Ante los desvanes y desarticulaciones por la que ha pasado la gran tribu puertorriqueña observamos metamorfosis singulares cada vez más readaptadas a la realidad que nos ha tocado presenciar. Dado que el sistema ha hecho un desmadre total de todas las estructuras tradicionales, nos movemos hacia el centro tratando de buscar una unidad familiar que, quizás, nunca tuvimos. Y es que, tratando de escapar del berenjenal de lo cotidiano, de las cuitas que nos produce el desgobierno, las malas mañas que la propaganda oficial nos ha pegado como chicle en las neuronas y nuestras propias incapacidades para tomar las riendas de nuestros destinos, sean estos colectivos o individuales, nos hemos encontrado con la magna idea de volver a los taparrabos y las cocinas de leña. Sólo que volver a la semilla, como el relato de Carpentier, no es suficiente; demasiado altruista para el gusto puertorriqueño.
Hay que reinventarnos en clubes, organizaciones, corillos, tribus, redes sociales, pistas, aventuras de turismo interno, ruedas, muchas ruedas, toda clase de ellas; sí, todo aquello que forme el revolú y se parezca a un genuino bembé boricua dominical se convierte en un acto totalmente revolucionario: la conformación de la nueva familia isleña, a puro mollero nacional, que como el conocido anuncio del champú: “se mueve”.
Esta movilidad se hace temáticamente. Los motociclistas, por ejemplo, han creado un mundo especial con chaquetas de cuero y mahones roídos que reproduce un simulacro de rebeldía y contracultura. Nada más lejos de lo cierto. Chinchorrean como cualquier hijo de vecino, van a bares, actúan dentro de la construcción social que quieren recrear. Transitan en parejas; ellas, doñitas serias, carnosas, apretadas; ellos, panzudos, usualmente profesionales en retiro. Saldrán haciendo ruido, el mismo que difícilmente harán en su casa de urbanización. Otros, como los que escrambean en los 4 x 4 tendrán que salir del monte, parafraseando a Machado “del camino que hicieron al andar”, por supuesto, llenos de fango.

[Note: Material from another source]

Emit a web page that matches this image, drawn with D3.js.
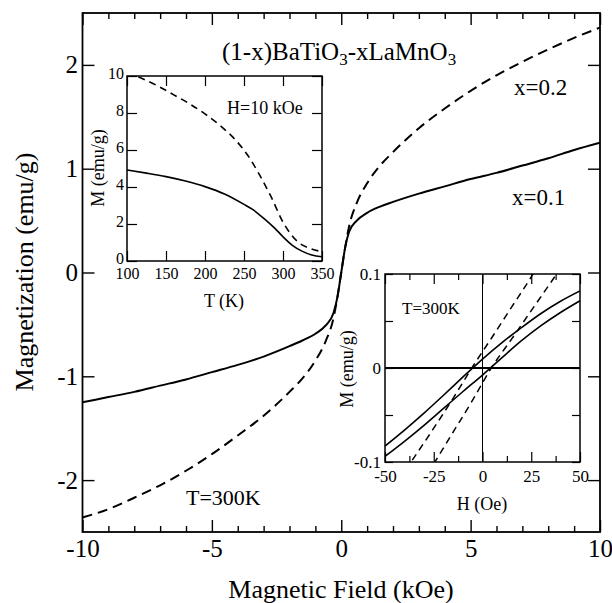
<!DOCTYPE html>
<html>
<head>
<meta charset="utf-8">
<script src="https://cdn.jsdelivr.net/npm/d3@7"></script>
<style>
  body { margin: 0; background: #fff; }
  text { font-family: "Liberation Serif", "Times New Roman", serif; fill: #000; }
</style>
</head>
<body>
<div id="chart"></div>
<script>
// main panel: M(H) at 300 K, field in kOe
var fieldMain = [-10, -9, -8, -7, -6, -5, -4, -3, -2, -1.5, -1, -0.6, -0.3, -0.15, 0, 0.15, 0.3, 0.6, 1, 1.5, 2, 3, 4, 5, 6, 7, 8, 9, 10]
var magX01 = [-1.25, -1.2, -1.15, -1.09, -1.03, -0.96, -0.89, -0.81, -0.71, -0.655, -0.59, -0.51, -0.39, -0.24, 0, 0.24, 0.39, 0.5, 0.575, 0.635, 0.68, 0.76, 0.83, 0.9, 0.96, 1.03, 1.1, 1.18, 1.25]
var magX02 = [-2.36, -2.28, -2.17, -2.05, -1.91, -1.75, -1.57, -1.38, -1.15, -1.02, -0.85, -0.66, -0.44, -0.24, 0, 0.24, 0.44, 0.67, 0.86, 1.03, 1.16, 1.39, 1.58, 1.75, 1.9, 2.03, 2.15, 2.26, 2.36]

// inset 1: M(T) at H = 10 kOe
var tempX01 = [100, 125, 150, 175, 200, 225, 250, 262, 275, 290, 300, 312, 325, 337, 350]
var mtX01 = [4.92, 4.75, 4.56, 4.32, 4.02, 3.62, 3.06, 2.76, 2.32, 1.75, 1.31, 0.85, 0.52, 0.32, 0.23]
var tempX02 = [100, 120, 140, 160, 180, 200, 220, 240, 255, 270, 285, 300, 310, 320, 335, 350]
var mtX02 = [10.15, 9.85, 9.45, 8.98, 8.5, 7.95, 7.3, 6.5, 5.7, 4.65, 3.45, 2.1, 1.45, 1.0, 0.68, 0.5]

// inset 2: low-field loops at 300 K, field in Oe
var loopH01a = [-50, -40, -30, -20, -10, 0, 10, 20, 30, 40, 50]
var loopM01a = [-0.083, -0.066, -0.048, -0.029, -0.0095, 0.0095, 0.027, 0.043, 0.058, 0.071, 0.082]
var loopH01b = [-50, -40, -30, -20, -10, 0, 10, 20, 30, 40, 50]
var loopM01b = [-0.094, -0.078, -0.061, -0.043, -0.025, -0.0075, 0.011, 0.029, 0.045, 0.059, 0.0715]
var loopH02a = [-36, -25, -15, -5.5, 5, 15, 25, 27]
var loopM02a = [-0.098, -0.064, -0.032, 0, 0.033, 0.065, 0.097, 0.104]
var loopH02b = [-25, -15, -5, 4.5, 15, 25, 35, 40]
var loopM02b = [-0.102, -0.068, -0.034, 0, 0.031, 0.061, 0.091, 0.106]

// ticks and labels
var mainXMajor = [-10, -5, 0, 5, 10]
var mainYMajor = [-2, -1, 0, 1, 2]
var in1XTicks = [100, 150, 200, 250, 300, 350]
var in1YTicks = [0, 2, 4, 6, 8, 10]
var in2XMajor = [-50, -25, 0, 25, 50]
var in2XMinor = [-37.5, -12.5, 12.5, 37.5]
var in2YTicks = [-0.1, -0.05, 0, 0.05, 0.1]
var in2YLabels = [-0.1, 0, 0.1]

var W = 612, H = 603

var svg = d3.select("#chart").append("svg")
	.attr("width", W).attr("height", H)

function zip(xs, ys) { return xs.map(function(d, i){ return [d, ys[i]] }) }

function fmt(d) { return String(d) }

// draws frame + inward ticks on all four sides
function frame(g, x, y, opt) {
	var x0 = x.range()[0], x1 = x.range()[1], y0 = y.range()[0], y1 = y.range()[1]
	g.append("rect").attr("x", x0).attr("y", y1)
		.attr("width", x1 - x0).attr("height", y0 - y1)
		.attr("fill", "white").attr("stroke", "black").attr("stroke-width", opt.frameW)

	var mk = function(axis, ticks, size, labels, pad, tx, ty) {
		var a = axis.tickValues(ticks).tickSizeInner(-size).tickSizeOuter(0)
			.tickPadding(pad)
			.tickFormat(function(d){ return labels && labels.indexOf(d) >= 0 ? fmt(d) : "" })
		var s = g.append("g").attr("transform", "translate(" + tx + "," + ty + ")").call(a)
		s.select(".domain").remove()
		s.selectAll("line").attr("stroke", "black").attr("stroke-width", opt.tickW)
		s.selectAll("text").style("font-size", opt.fs + "px").attr("fill", "black")
			.style("font-family", "'Liberation Serif', serif")
		return s
	}
	mk(d3.axisBottom(x), opt.xMajor, opt.majorLen, opt.xLabels, opt.xPad, 0, y0)
	mk(d3.axisTop(x), opt.xMajor, opt.majorLen, null, 0, 0, y1)
	if (opt.xMinor) {
		mk(d3.axisBottom(x), opt.xMinor, opt.minorLen, null, 0, 0, y0)
		mk(d3.axisTop(x), opt.xMinor, opt.minorLen, null, 0, 0, y1)
	}
	var left = mk(d3.axisLeft(y), opt.yMajor, opt.yLen, opt.yLabels, opt.yPad, x0, 0)
	if (opt.yDy) left.selectAll("text").attr("dy", opt.yDy)
	mk(d3.axisRight(y), opt.yMajor, opt.yLen, null, 0, x1, 0)
}

function clip(id, x, y) {
	svg.append("clipPath").attr("id", id).append("rect")
		.attr("x", x.range()[0]).attr("y", y.range()[1])
		.attr("width", x.range()[1] - x.range()[0]).attr("height", y.range()[0] - y.range()[1])
}

function curve(g, x, y, pts, w, dash, clipId) {
	var line = d3.line().x(function(d){ return x(d[0]) }).y(function(d){ return y(d[1]) })
		.curve(d3.curveMonotoneX)
	g.append("path").datum(pts)
		.attr("d", line)
		.attr("fill", "none").attr("stroke", "black")
		.attr("stroke-width", w)
		.attr("stroke-dasharray", dash)
		.attr("clip-path", "url(#" + clipId + ")")
}

// ---------- main panel ----------
var x = d3.scaleLinear().domain([-10, 10]).range([82.5, 600])
var y = d3.scaleLinear().domain([-2.5, 2.5]).range([532, 13])
var gMain = svg.append("g")
frame(gMain, x, y, {
	frameW: 1.8, tickW: 1.4, fs: 25,
	xMajor: mainXMajor, xMinor: d3.range(-9, 10).filter(function(d){ return d % 5 != 0 }),
	xLabels: mainXMajor, xPad: 7, majorLen: 12, minorLen: 6,
	yMajor: mainYMajor, yLabels: mainYMajor, yPad: 4.5, yLen: 12
})
clip("clipMain", x, y)
curve(gMain, x, y, zip(fieldMain, magX01), 2, null, "clipMain")
curve(gMain, x, y, zip(fieldMain, magX02), 2, "10,6", "clipMain")

svg.append("text").attr("x", 341).attr("y", 598)
	.attr("text-anchor", "middle").style("font-size", "26px")
	.text("Magnetic Field (kOe)")
svg.append("text").attr("transform", "translate(33,272) rotate(-90)")
	.attr("text-anchor", "middle").style("font-size", "26px")
	.text("Magnetization (emu/g)")

var title = svg.append("text").attr("x", 222).attr("y", 60).style("font-size", "25px")
title.append("tspan").text("(1-x)BaTiO")
title.append("tspan").attr("dy", 5).style("font-size", "17px").text("3")
title.append("tspan").attr("dy", -5).text("-xLaMnO")
title.append("tspan").attr("dy", 5).style("font-size", "17px").text("3")

svg.append("text").attr("x", 514).attr("y", 95).style("font-size", "23px").text("x=0.2")
svg.append("text").attr("x", 512).attr("y", 205).style("font-size", "23px").text("x=0.1")
svg.append("text").attr("x", 186).attr("y", 505).style("font-size", "22px").text("T=300K")

// ---------- inset 1: M vs T ----------
var x1 = d3.scaleLinear().domain([100, 350]).range([127, 322])
var y1 = d3.scaleLinear().domain([0, 10]).range([261, 76])
var gIn1 = svg.append("g")
frame(gIn1, x1, y1, {
	frameW: 1.5, tickW: 1.2, fs: 16,
	xMajor: in1XTicks, xLabels: in1XTicks, xPad: 7, majorLen: 10,
	yMajor: in1YTicks, yLabels: in1YTicks, yPad: 3, yLen: 10, yDy: "0.15em"
})
clip("clipIn1", x1, y1)
curve(gIn1, x1, y1, zip(tempX01, mtX01), 1.6, null, "clipIn1")
curve(gIn1, x1, y1, zip(tempX02, mtX02), 1.6, "7,5", "clipIn1")
svg.append("text").attr("x", 227).attr("y", 114).style("font-size", "18px").text("H=10 kOe")
svg.append("text").attr("x", 224).attr("y", 307).attr("text-anchor", "middle")
	.style("font-size", "18px").text("T (K)")
svg.append("text").attr("transform", "translate(104,168) rotate(-90)")
	.attr("text-anchor", "middle").style("font-size", "18px").text("M (emu/g)")

// ---------- inset 2: low-field loops ----------
var x2 = d3.scaleLinear().domain([-50, 50]).range([385, 580])
var y2 = d3.scaleLinear().domain([-0.1, 0.1]).range([462, 274])
var gIn2 = svg.append("g")
frame(gIn2, x2, y2, {
	frameW: 1.5, tickW: 1.2, fs: 17,
	xMajor: in2XMajor, xMinor: in2XMinor, xLabels: in2XMajor, xPad: 8, majorLen: 10, minorLen: 6,
	yMajor: in2YTicks, yLabels: in2YLabels, yPad: 4, yLen: 8
})
clip("clipIn2", x2, y2)
gIn2.append("line").attr("x1", x2(0)).attr("x2", x2(0)).attr("y1", y2(-0.1)).attr("y2", y2(0.1))
	.attr("stroke", "black").attr("stroke-width", 1)
gIn2.append("line").attr("x1", x2(-50)).attr("x2", x2(50)).attr("y1", y2(0)).attr("y2", y2(0))
	.attr("stroke", "black").attr("stroke-width", 2)
curve(gIn2, x2, y2, zip(loopH01a, loopM01a), 1.6, null, "clipIn2")
curve(gIn2, x2, y2, zip(loopH01b, loopM01b), 1.6, null, "clipIn2")
curve(gIn2, x2, y2, zip(loopH02a, loopM02a), 1.5, "7,5", "clipIn2")
curve(gIn2, x2, y2, zip(loopH02b, loopM02b), 1.5, "7,5", "clipIn2")
svg.append("text").attr("x", 402).attr("y", 314).style("font-size", "17px").text("T=300K")
svg.append("text").attr("x", 482).attr("y", 510).attr("text-anchor", "middle")
	.style("font-size", "18px").text("H (Oe)")
svg.append("text").attr("transform", "translate(353,369) rotate(-90)")
	.attr("text-anchor", "middle").style("font-size", "18px").text("M (emu/g)")
</script>
</body>
</html>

No vale si no evidencian la aventura, el safari caribeño entre ríos, rutas vecinales y plátanos. Las bicicletas, por igual, y sus ciclistas, se han propagado y organizado hasta conformarse en organizaciones ambientales que han logrado presión para que se construyan vías donde se proteja su derecho a transitar el espacio que les corresponde fuera del espacio del caminante o peatón. En la bicicletada caben todos. No falte mencionar cuando las guagüitas Volkys pernoctan días enteros entre festivales, playas, artesanos y mucha algarabía. Tienen cierta familia ganada por sus variados estilos de vida, pero no nos llevemos a cuentos, que hay de todo en la viña del Señor. Y no olvidemos la infinidad de clubes automovilísticos que hacen su procesión todos los domingos religiosamente a través de las carreteras de este país: Jeep, Scion, Toyota, entre tantos otros; y la aún mayor cantidad de auto shows que se colman de toda clase de vehículos – y de personas – que los visitan y participan de sus actividades.
La vida puertorriqueña se mueve en cada una de las ruedas que giran en torno a sus preocupaciones, sus ilusiones y sus sueños, pero que le permiten ese necesario estado de esparcimiento para una sociedad cada vez mas automatizada y estresante, que ofrece la libertad del espacio para disfrutar su entorno y nos transita por un domingo tropical sin otra cosa mejor que matar el tiempo, saludable por demás, hasta que llegue el trágico lunes.